So I guess I'm sort of asking: How do you approach your overall finances with regards to owning or even living on a boat and make sure you're not going to far? or not far enough (and end up annoyed because you didn't buy a comfortable enough home)? Stuff like that. Any advice appreciated.
Going back for a moment to the OP. We've gotten off into all our investment strategies, but back to your basic question, you and your partner must do what allows you to be comfortable. If it doesn't feel right, it probably isn't right for you.
I think one key is you don't make these decisions quickly or in a vacuum. You start thinking of them well ahead and you look at the numbers and you note the changes in your situation along the way.
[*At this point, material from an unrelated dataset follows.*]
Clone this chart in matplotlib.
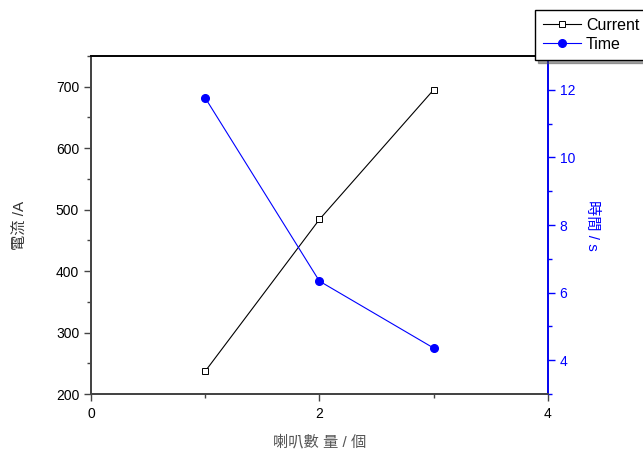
import matplotlib
matplotlib.use("Agg")
import matplotlib.pyplot as plt
from matplotlib.ticker import MultipleLocator

plt.rcParams['font.family'] = ['Liberation Sans', 'Noto Sans CJK TC', 'DejaVu Sans']

# data
speakers = [1, 2, 3]
current = [237, 484, 695]
time_s = [11.76, 6.34, 4.36]

x_label = "喇叭數 量 / 個"
y_label = "電流 /A"
y2_label = "時間 / s"

fig = plt.figure(figsize=(6.43, 4.5), dpi=100)
ax = fig.add_axes([0.1415, 0.1244, 0.7105, 0.7512])
ax2 = ax.twinx()

l1, = ax.plot(speakers, current, color="black", lw=0.8, marker="s",
              ms=5, mfc="white", mec="black", mew=0.7, label="Current")
l2, = ax2.plot(speakers, time_s, color="blue", lw=0.8, marker="o",
               ms=5.5, mfc="blue", mec="blue", label="Time")

ax.set_xlim(0, 4)
ax.set_ylim(200, 750)
ax2.set_ylim(3, 13)

ax.xaxis.set_major_locator(MultipleLocator(2))
ax.xaxis.set_minor_locator(MultipleLocator(1))
ax.yaxis.set_major_locator(MultipleLocator(100))
ax.yaxis.set_minor_locator(MultipleLocator(50))
ax2.yaxis.set_major_locator(MultipleLocator(2))
ax2.yaxis.set_minor_locator(MultipleLocator(1))

for a in (ax, ax2):
    for s in a.spines.values():
        s.set_linewidth(1.3)
        s.set_color("#444444")
ax2.spines["right"].set_color("blue")
ax2.spines["top"].set_color("black")

ax.tick_params(which="major", direction="out", length=5, width=1, color="#444444",
               labelsize=10)
ax.tick_params(which="minor", direction="out", length=3, width=1, color="#444444")
ax.tick_params(axis="x", pad=4)
ax2.tick_params(which="major", direction="out", length=5, width=1, color="blue",
                labelcolor="blue", labelsize=10)
ax2.tick_params(which="minor", direction="out", length=3, width=1, color="blue")

ax.set_xlabel(x_label, fontsize=11, color="#555555", labelpad=10)
ax.set_ylabel(y_label, fontsize=11, color="#333333", labelpad=20)
ax2.set_ylabel(y2_label, fontsize=11, color="blue", rotation=-90, labelpad=17)

leg = fig.legend([l1, l2], ["Current", "Time"], loc="upper left",
                 bbox_to_anchor=(0.832, 0.978), borderaxespad=0, fontsize=11.5,
                 frameon=True, fancybox=False, shadow=True, edgecolor="black",
                 handlelength=2.4, handletextpad=0.3, borderpad=0.5,
                 labelspacing=0.25)
leg.get_frame().set_linewidth(1.0)

fig.savefig("out.png", dpi=100)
For instance, just in the last couple of years, your savings likely grew but so did the price of the boat, so you may reconsider what boat or decide savings grew enough to cover. Similarly, a rental or purchase home down the road has likely jumped in cost. You reevaluate for that.
You consider all the possible market shifts and health obstacles and also whether you and your family will enjoy as much as you think or thought. However, if any part of your plan really makes you uncomfortable, then reevaluate that aspect.
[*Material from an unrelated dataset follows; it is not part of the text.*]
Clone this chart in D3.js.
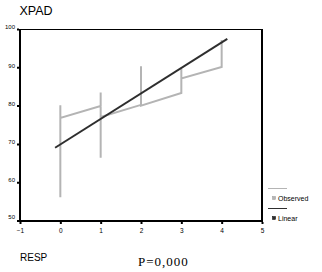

You're surrounded here, as in life, by people with far more and far less than you might have. Don't allow either to influence you too greatly. Don't pursue the dreams of others, just the life that works for you. Carefully think about alternatives. I know one couple that had plans for a larger boat and then suddenly it hit them that much of what they wanted to see could be done in a far more lavish motor home and they could rent boats around the country, maybe own one in their small home base. To them the simpler motor home life offset any desire they had for the water.
Discuss the perfect retirement with others, not just with boaters. We have close friends (and employees) who we recruited from our former home area in NC and their original thought was at retirement to go back to NC. They both grew up in the country on their parents acreage with cows, horses, pigs, and dogs. They enjoy boating but not like we do. Oh see them at work where they run our salons and you'd think city girls all the way. They just love South Florida so much they can never see leaving. They had a small home, fully paid for that was like the neighborhood doll house after all they'd done. Two black labs. Now, in South Florida there is an area called Southwest Ranches. Ranches not the size of Texas or NC, but horse lovers. They found an older home on acreage and more acreage beside it. They reevaluated their plans. The took on debt they never planned on. It means working longer than they ever would have had to but if they can go home each day to their "ranch" all is good. Alice is 50 and Rachel is 42. They decided they would rehab the house themselves with a little help. They have four horses of their own and board and keep 6 for others. They love their jobs and have found a perfect life for themselves. They get a total of 45 and 40 days of Personal Time Off in a year. They've taught the two 7 year olds in our family to ride, one who still prefers boating but one who loves time there with the horses even more and got her own black lab for Christmas. Alice and Rachel are at home covered with mud, grooming horses, tumbling with their dogs, hammering as they add a porch to their home, covered with paint. They love things we would hate doing, other than we love riding their horses. And, yes, they do have a Plan B. As they set down with us to talk about their plans, they knew I'd ask that. While prices may change, their property has at this point appreciated 60% in value between property prices in the area and the work they've done on it. Yes, two beautiful hairdressers supreme even built a stable/barn themselves. I've known them the longest of any two people in my life as started getting my hair done by Alice when we were both 25 and haven't been to anyone but her or Rachel since. I remember when Rachel was hired about three years later and Alice her mentor so Rachel at the adjacent booth. And I remember when we invited them to dinner about 20 years ago and they were shocked we'd figured out their relationship wasn't platonic.
The point is that Alice and Rachel have found the life and retirement plan for themselves. We also love they've taught Aurora and Juliet not just to love the horses and dogs, but what is involved taking care of them and grooming and even shoveling and sweeping the stables. When they go ride, they also do that part.
Boating is our love but not our only one and you need to balance all in your life and plan what works for you. Then don't be ashamed ever to change that plan if you feel the desire.